PART II. INFORMATION REQUIRED IN THE REGISTRATION STATEMENT
Item 3. INCORPORATION OF CERTAIN DOCUMENTS BY REFERENCE
Wang Laboratories, Inc. (the "Registrant") is subject to the
informational and reporting requirements of Sections 13(a), 14 and 15(d) of the
Securities Exchange Act of 1934, as amended (the "Exchange Act"), and in
accordance therewith files reports, proxy statements and other information with
the Securities and Exchange Commission (the "Commission"). The following
documents, which are filed with Commission, are incorporated into this
Registration Statement by reference:
(1) The Registrant's latest transition report on Form
10-K filed pursuant to Sections 13(a) or 15(d) of the Exchange Act, or
the latest prospectus filed pursuant to Rule 424(b) under the
Securities Act of 1933 (the "Securities Act") that contains audited
financial statements for the Registrant for the six-month period
ended December 31, 1998 for which such statements have been filed.

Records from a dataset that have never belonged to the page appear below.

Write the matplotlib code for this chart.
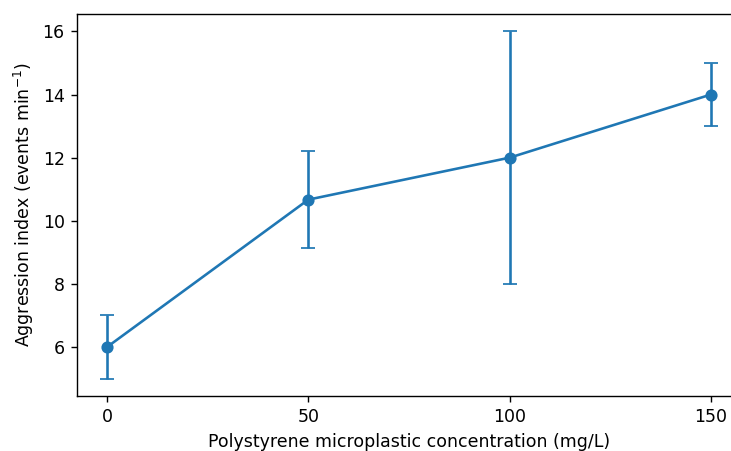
import matplotlib
matplotlib.use("Agg")
import matplotlib.pyplot as plt

""" data """

concentration = [0, 50, 100, 150]
aggression = [6.0, 10.67, 12.0, 14.0]
aggression_err = [1.0, 1.53, 4.0, 1.0]

""" plot """

dpi = 125
fig = plt.figure(figsize=(731 / dpi, 451 / dpi), dpi=dpi)
ax = fig.add_axes([76.8 / 731, 55 / 451, 664.4 / 731, 382 / 451])

ax.errorbar(concentration, aggression, yerr=aggression_err,
            fmt="-o", color="#1f77b4", capsize=4)

ax.set_xticks(concentration)
ax.set_xlabel("Polystyrene microplastic concentration (mg/L)")
ax.set_ylabel("Aggression index (events min$^{-1}$)")

fig.savefig("out.png", dpi=dpi)
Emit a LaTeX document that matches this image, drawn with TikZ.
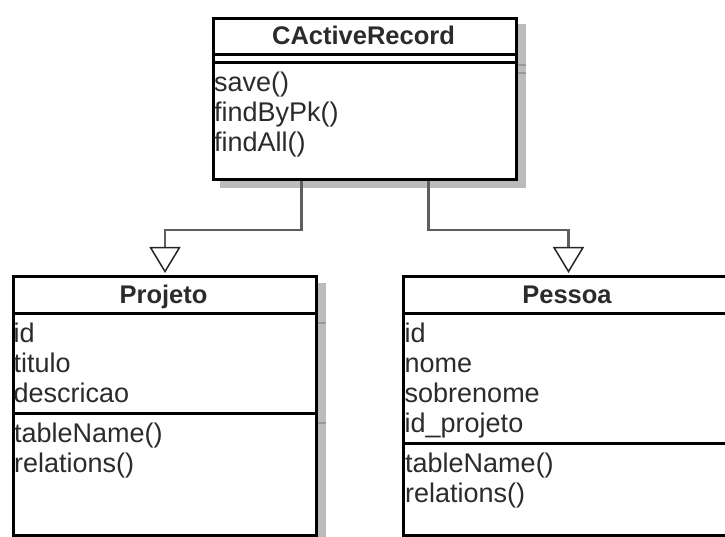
\documentclass[tikz,border=0pt]{standalone}
\usepackage{fontspec}
\setmainfont{Liberation Sans}
\usetikzlibrary{arrows.meta}
\definecolor{ink}{HTML}{2B2B2B}
\definecolor{shade}{HTML}{BBBBBB}
\definecolor{shadeline}{HTML}{999999}
\definecolor{wire}{HTML}{5E5E5E}
\begin{document}
\begin{tikzpicture}[x=1pt,y=-1pt,
  classbox/.style={draw=black, line width=3pt, fill=white, inner sep=0pt, anchor=north west},
  rule/.style={draw=black, line width=3pt},
  shadowfill/.style={fill=shade},
  shadowrule/.style={draw=shadeline, line width=1.5pt},
  title/.style={font=\bfseries\fontsize{25.5}{30}\selectfont, text=ink, anchor=base, inner sep=0pt},
  member/.style={font=\fontsize{27}{30}\selectfont, text=ink, anchor=base west, inner sep=0pt},
  conn/.style={draw=wire, line width=2.5pt, shorten >=2pt,
    -{Triangle[width=31pt,length=26pt,fill=white,color=black!85,line width=1.5pt]}},
]
\useasboundingbox (0,0) rectangle (725,537);

% drop shadows
\fill[shadowfill] (219.5,24.5) rectangle (525.5,188.5);
\draw[shadowrule] (221,65) -- (525.5,65);
\draw[shadowrule] (221,73) -- (525.5,73);
\fill[shadowfill] (19.5,282.5) rectangle (325.5,544.5);
\draw[shadowrule] (21,323) -- (325.5,323);
\draw[shadowrule] (21,423) -- (325.5,423);
\fill[shadowfill] (409.5,282.5) rectangle (741.5,544.5);

% class boxes
\node[classbox, minimum width=303pt, minimum height=161pt] (car) at (212,17) {};
\node[classbox, minimum width=303pt, minimum height=259pt] (proj) at (12,275) {};
\node[classbox, minimum width=330pt, minimum height=259pt] (pes) at (402,275) {};

% compartment separators
\draw[rule] (car.west |- 0,55) -- (car.east |- 0,55);
\draw[rule] (car.west |- 0,63) -- (car.east |- 0,63);
\draw[rule] (proj.west |- 0,313) -- (proj.east |- 0,313);
\draw[rule] (proj.west |- 0,413) -- (proj.east |- 0,413);
\draw[rule] (pes.west |- 0,313) -- (pes.east |- 0,313);
\draw[rule] (pes.west |- 0,443) -- (pes.east |- 0,443);

% CActiveRecord
\node[title] (carT) at (363.5,45) {CActiveRecord};
\node[member] (carM1) at (214,92) {save()};
\node[member] (carM2) at (214,122) {findByPk()};
\node[member] (carM3) at (214,152) {findAll()};

% Projeto
\node[title] (projT) at (163.5,303) {Projeto};
\node[member] (projA1) at (13.5,342) {id};
\node[member] (projA2) at (13.5,372) {titulo};
\node[member] (projA3) at (13.5,402) {descricao};
\node[member] (projM1) at (14,442) {tableName()};
\node[member] (projM2) at (14,472) {relations()};

% Pessoa
\node[title] (pesT) at (567,303) {Pessoa};
\node[member] (pesA1) at (404.5,342) {id};
\node[member] (pesA2) at (404.5,372) {nome};
\node[member] (pesA3) at (404.5,402) {sobrenome};
\node[member] (pesA4) at (404.5,432) {id\_projeto};
\node[member] (pesM1) at (405,472) {tableName()};
\node[member] (pesM2) at (405,502) {relations()};

% generalisation connectors
\coordinate (carL) at ([xshift=-63.5pt]car.south);
\coordinate (carR) at ([xshift=63.5pt]car.south);
\draw[conn] (carL) -- ++(0,49) -| (proj.north);
\draw[conn] (carR) -- ++(0,49) -| (pes.north);
\end{tikzpicture}
\end{document}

(2) All other reports of the Registrant filed pursuant to
Sections 13(a) or 15(d) of the Exchange Act since the end of the fiscal
year covered by the annual report or the prospectus referred to in (1)
above.
(3) The description of the Common Stock contained in a
Registration Statement filed under the Exchange Act, including any
amendment or report filed for the purpose of updating such description.
All documents subsequently filed by the Registrant pursuant to
Sections 13(a), 13(c), 14, and 15(d) of the Exchange Act, prior to the filing of
a post-effective amendment which indicates that all securities offered have been
sold or which deregisters all shares of Common Stock then remaining unsold,
shall be deemed to be incorporated by reference herein and to be part hereof
from the date of the filing of such documents.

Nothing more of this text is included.